Los
defensores del sitema capitalista siempre han acusado a la izquierda, y
en concreto a los sistemas comunistas de ser repartidores de pobreza,
propugnándose a sí mismos como repartidores de riqueza, asegurando
que una vez haíto el gran capital, con sólo las migajas sobrantes nos
alimentaríamos todos. Han transcurrido apenas veinticinco años -un
suspiro, en términos históricos- de la caída del muro de Berlín y del
colapso de los regímenes comunistas y las desigualdades sociales no han
cesado de aumentar: no sólo es que los ricos sean más ricos y los pobres
más pobres -se trate de ciudadanos o de países- es que los
pobres no han cesado de aumentar en términos absolutos. Es decir, el capitalismo ha demostrado por enésima vez que es un sistema voraz por naturaleza, y que sólo el temor a
una posible alternativa política radical lo hizo condescendiente en la posguerra para atender
mínimamente las necesidades sociales.

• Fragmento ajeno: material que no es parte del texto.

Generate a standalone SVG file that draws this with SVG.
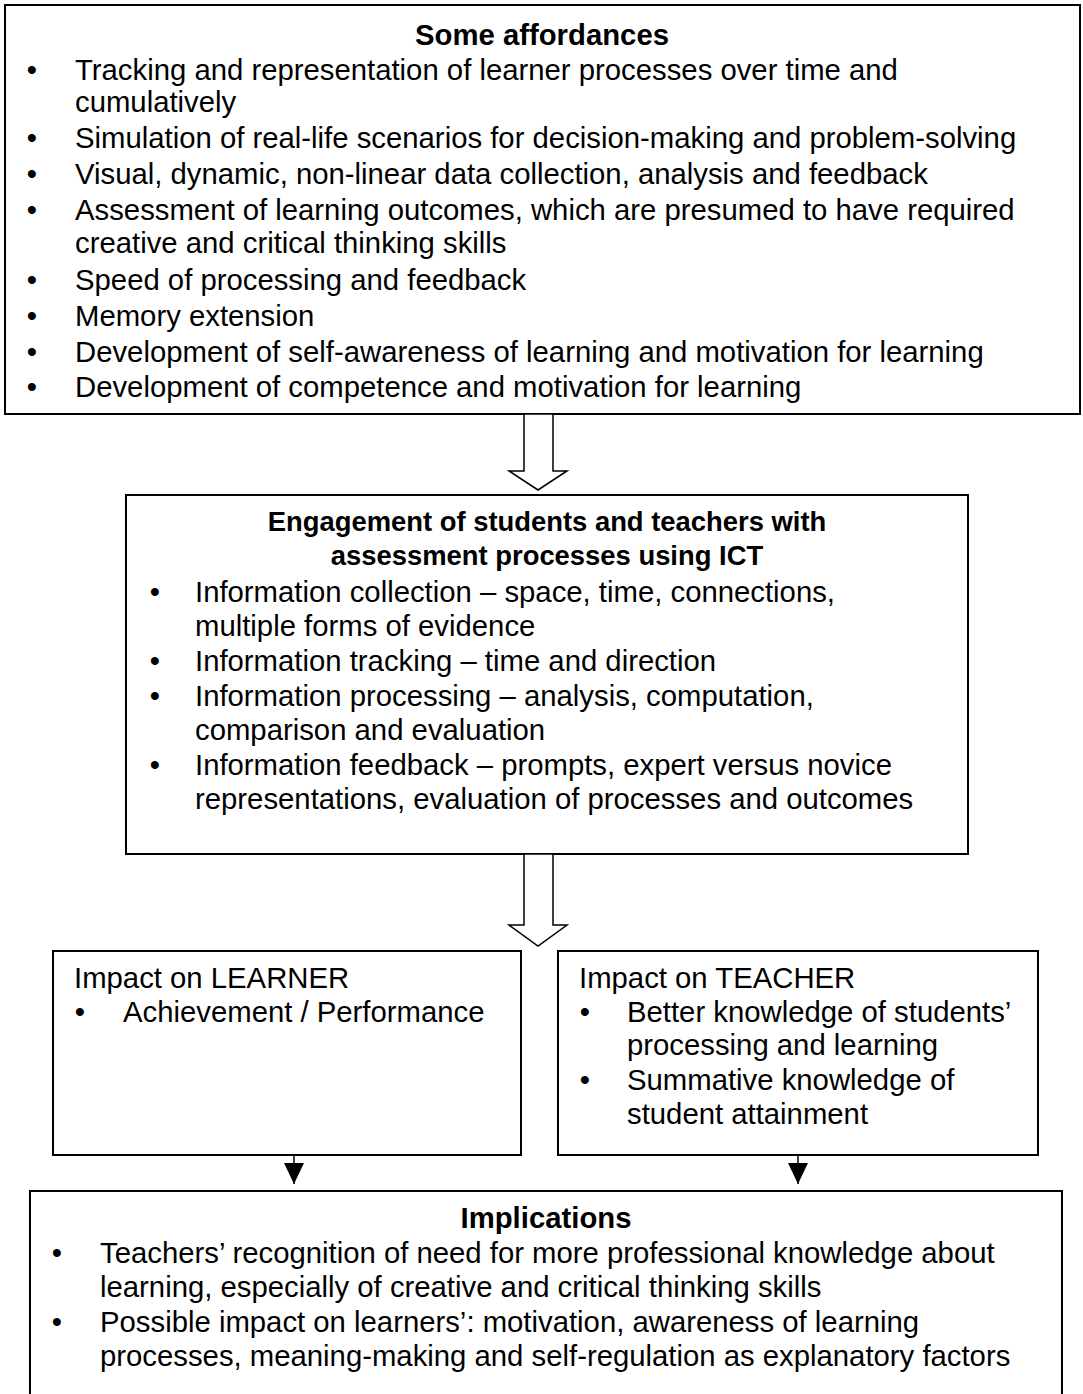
<svg xmlns="http://www.w3.org/2000/svg" width="1083" height="1394" viewBox="0 0 1083 1394">
<defs>
<style>
.box{fill:#fff;stroke:#000;stroke-width:2}
.t{font-family:"Liberation Sans",Arial,sans-serif;font-size:29.3px;fill:#000}
.b{font-weight:bold;text-anchor:middle}
.b2{font-size:27.4px}
.bu{text-anchor:middle}
.arr{fill:#fff;stroke:#000;stroke-width:1.5;stroke-linejoin:miter}
.con{stroke:#000;stroke-width:1.5;fill:none}
</style>
<marker id="ah" markerUnits="userSpaceOnUse" markerWidth="22" markerHeight="22" refX="21" refY="10" orient="auto" viewBox="0 0 22 20">
<path d="M0,0 L21,10 L0,20 z" fill="#000"/>
</marker>
</defs>
<rect width="1083" height="1394" fill="#fff"/>

<g id="affordances">
<rect class="box" x="5" y="5" width="1075" height="409"/>
<text class="t b" x="542" y="45">Some affordances</text>
<g class="t">
<text class="bu" x="32" y="80">•</text><text x="75" y="80">Tracking and representation of learner processes over time and</text>
<text x="75" y="112">cumulatively</text>
<text class="bu" x="32" y="148">•</text><text x="75" y="148">Simulation of real-life scenarios for decision-making and problem-solving</text>
<text class="bu" x="32" y="184">•</text><text x="75" y="184">Visual, dynamic, non-linear data collection, analysis and feedback</text>
<text class="bu" x="32" y="220">•</text><text x="75" y="220">Assessment of learning outcomes, which are presumed to have required</text>
<text x="75" y="253">creative and critical thinking skills</text>
<text class="bu" x="32" y="290">•</text><text x="75" y="290">Speed of processing and feedback</text>
<text class="bu" x="32" y="326">•</text><text x="75" y="326">Memory extension</text>
<text class="bu" x="32" y="362">•</text><text x="75" y="362">Development of self-awareness of learning and motivation for learning</text>
<text class="bu" x="32" y="397">•</text><text x="75" y="397">Development of competence and motivation for learning</text>
</g>
</g>

<g id="engagement">
<rect class="box" x="126" y="495" width="842" height="359"/>
<text class="t b b2" x="547" y="531">Engagement of students and teachers with</text>
<text class="t b b2" x="547" y="565">assessment processes using ICT</text>
<g class="t">
<text class="bu" x="155" y="602">•</text><text x="195" y="602">Information collection – space, time, connections,</text>
<text x="195" y="636">multiple forms of evidence</text>
<text class="bu" x="155" y="671">•</text><text x="195" y="671">Information tracking – time and direction</text>
<text class="bu" x="155" y="706">•</text><text x="195" y="706">Information processing – analysis, computation,</text>
<text x="195" y="740">comparison and evaluation</text>
<text class="bu" x="155" y="775">•</text><text x="195" y="775">Information feedback – prompts, expert versus novice</text>
<text x="195" y="809">representations, evaluation of processes and outcomes</text>
</g>
</g>

<g id="learner">
<rect class="box" x="53" y="951" width="468" height="204"/>
<g class="t">
<text x="74" y="988">Impact on LEARNER</text>
<text class="bu" x="80" y="1022">•</text><text x="123" y="1022">Achievement / Performance</text>
</g>
</g>

<g id="teacher">
<rect class="box" x="558" y="951" width="480" height="204"/>
<g class="t">
<text x="579" y="988">Impact on TEACHER</text>
<text class="bu" x="585" y="1022">•</text><text x="627" y="1022">Better knowledge of students’</text>
<text x="627" y="1055">processing and learning</text>
<text class="bu" x="585" y="1090">•</text><text x="627" y="1090">Summative knowledge of</text>
<text x="627" y="1124">student attainment</text>
</g>
</g>

<g id="implications">
<rect class="box" x="30" y="1191" width="1032" height="230"/>
<text class="t b" x="546" y="1228">Implications</text>
<g class="t">
<text class="bu" x="57" y="1263">•</text><text x="100" y="1263">Teachers’ recognition of need for more professional knowledge about</text>
<text x="100" y="1297">learning, especially of creative and critical thinking skills</text>
<text class="bu" x="57" y="1332">•</text><text x="100" y="1332">Possible impact on learners’: motivation, awareness of learning</text>
<text x="100" y="1366">processes, meaning-making and self-regulation as explanatory factors</text>
</g>
</g>

<g id="connectors">
<polygon class="arr" points="524,414 524,471 509,471 538,490 567,471 553,471 553,414"/>
<polygon class="arr" points="524,854 524,925 509,925 538,946 567,925 553,925 553,854"/>
<line class="con" x1="294" y1="1156" x2="294" y2="1184" marker-end="url(#ah)"/>
<line class="con" x1="798" y1="1156" x2="798" y2="1184" marker-end="url(#ah)"/>
</g>
</svg>
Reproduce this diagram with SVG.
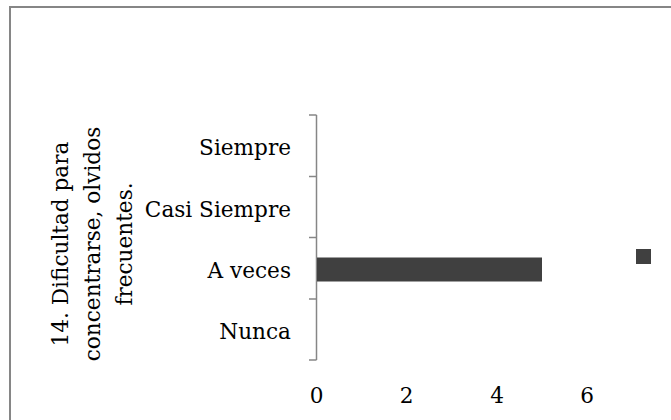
<svg xmlns="http://www.w3.org/2000/svg" width="671" height="420" viewBox="0 0 671 420">
<style>
text{font-family:"DejaVu Serif","Liberation Serif",serif;font-size:21.6px;fill:#000}
.cat{text-anchor:end}
.num{text-anchor:middle}
.ax{stroke:#868686;stroke-width:1.5;fill:none}
</style>
<rect width="671" height="420" fill="#fff"/>
<g id="frame"><path d="M10,430 V7 H680" fill="none" stroke="#868686" stroke-width="2"/></g>
<g id="axes">
<path class="ax" d="M316.5,115 V360"/>
<path class="ax" d="M309,115 H316.5 M309,176.5 H316.5 M309,237.5 H316.5 M309,299 H316.5 M309,360 H316.5"/>
</g>
<g id="bar"><rect x="317" y="257.5" width="225" height="24" fill="#404040"/></g>
<g id="legend"><rect x="636" y="249" width="15" height="15" fill="#404040"/></g>
<g id="labels">
<text class="cat" x="291" y="155">Siempre</text>
<text class="cat" x="291" y="217">Casi Siempre</text>
<text class="cat" x="291" y="278">A veces</text>
<text class="cat" x="291" y="339">Nunca</text>
<text class="num" x="316.5" y="403">0</text>
<text class="num" x="406.5" y="403">2</text>
<text class="num" x="497" y="403">4</text>
<text class="num" x="587" y="403">6</text>
</g>
<g id="title" transform="translate(0,244) rotate(-90)">
<text class="num" x="0" y="68">14. Dificultad para</text>
<text class="num" x="0" y="100">concentrarse, olvidos</text>
<text class="num" x="0" y="132">frecuentes.</text>
</g>
</svg>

Una vez diluída esa alternativa -aún imperfecta-, hoy las migajas no llegan ni para mantener hambrienta a la
mayoría: el capitalismo lo enguye todo a mayor gloria de una irracional
concentración de riqueza por parte de una minoría privilegiada; parece
que la riqueza de la que todos disfrutaríamos bajo el capitalismo sólo era
la melodía del flautista de Hamelín. Y si no lo evitamos a tiempo, ese mismo capitalismo nos dejará un
planeta yermo y esquilmado como herencia tras el reventón final.